A former Morgan Stanley financial analyst, and her husband, each received 18 months in prison for insider trading and tipping.

Michael Garcia, the US Attorney for the Southern District of New York, today announced that Jennifer Wang, 31, was sentenced to 18 months in prison for providing her husband with material, nonpublic information — which she stole from her former employer, Morgan Stanley — relating to acquisitions of three publicly traded companies.

Wang’s husband, Rubin Chen, 34, was also sentenced to 18 months’ imprisonment for trading based on the information she provided.

The couple each pleaded guilty in September to one count of conspiring to commit insider trading and three counts of insider trading. Wang, formerly a vice president and financial analyst at Morgan Stanley, and Chen, a former vice president and analyst at another financial services company responsible for managing hedge fund investments, netted over US$600,000 from the scheme.

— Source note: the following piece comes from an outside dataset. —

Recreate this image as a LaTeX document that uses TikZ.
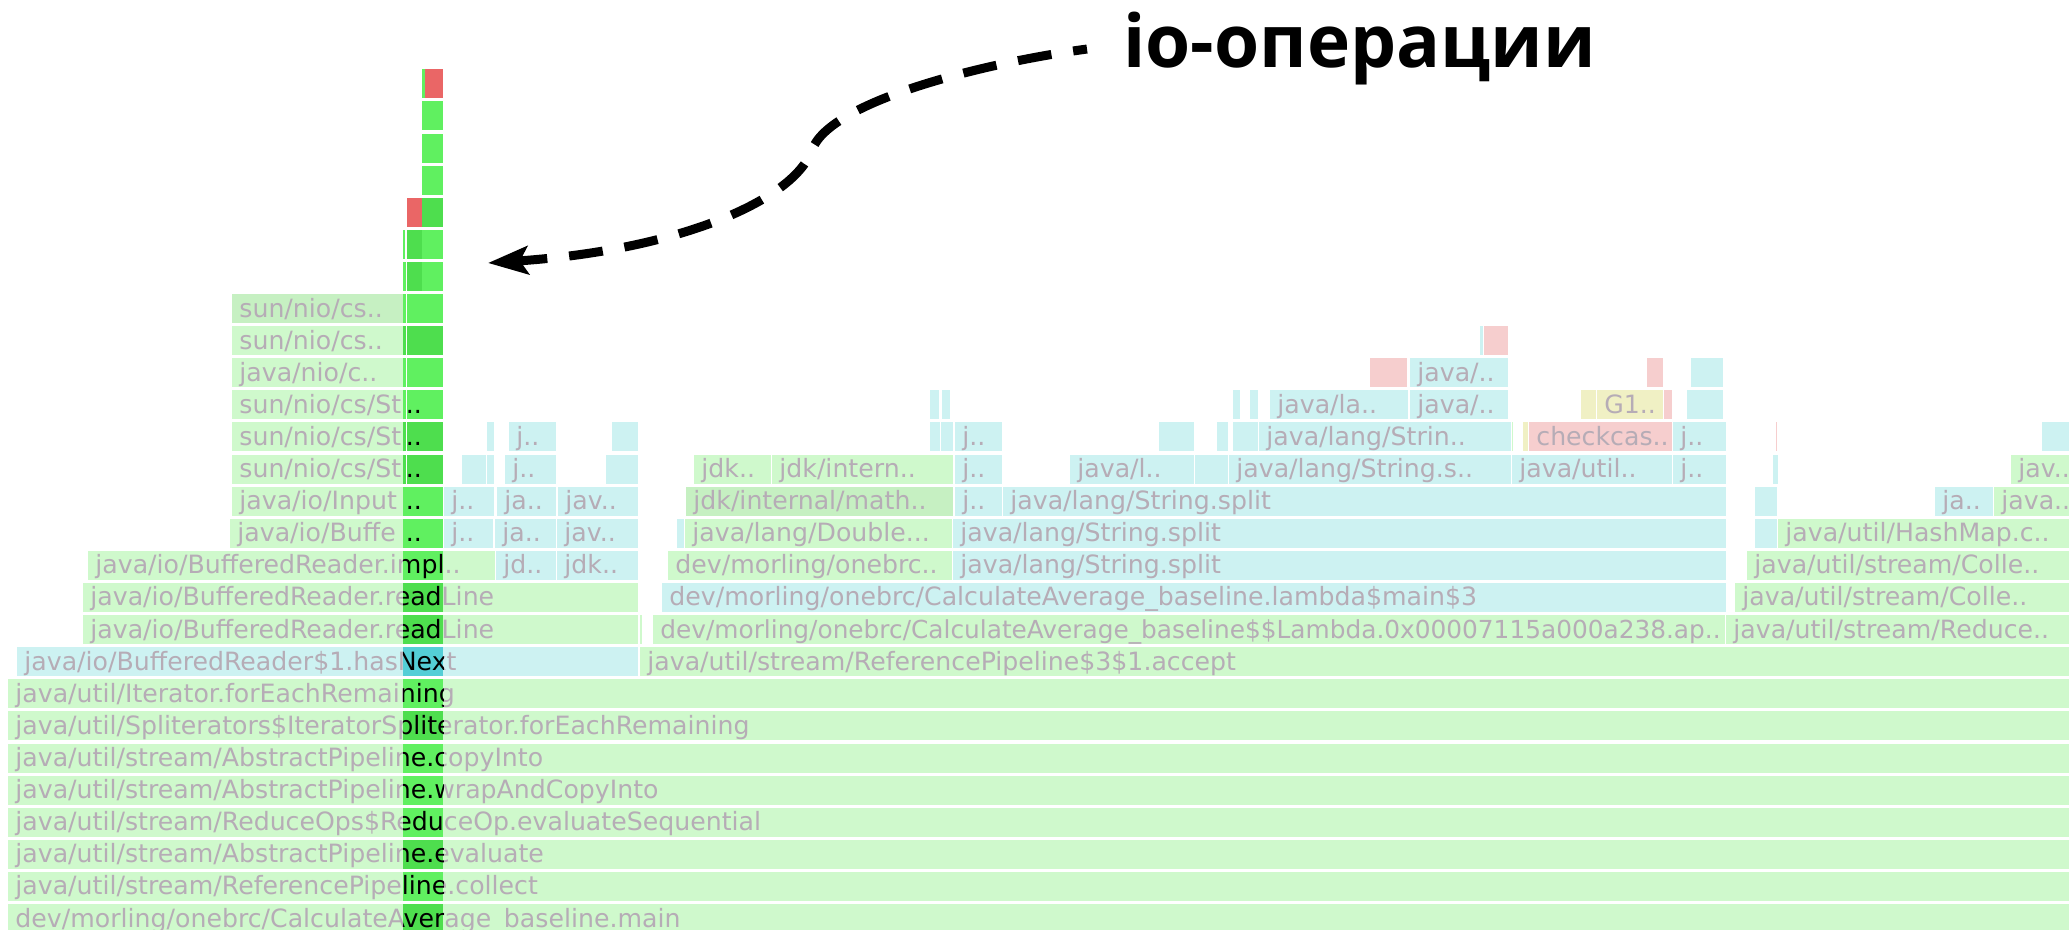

The sentences were imposed by US District Judge Colleen McMahon in Manhattan federal court. Judge McMahon stated that the prohibition on insider trading was a “bright-line rule” that is “indoctrinated” to all who work on Wall Street. Before imposing sentence, she also stated that insider trading “cheats the entire investing public. It is a serious crime. . . . Only a sentence of incarceration promotes respect for this law.”

In addition to the prison sentences, both the accused also resigned from their respective employers following a Securities and Exchange Commission inquiry and internal investigations conducted by their employers. The judge also imposed one year of supervised release for Wang, two years of supervised release for Chen, and ordered them to forfeit US$611,248 in illegal gains.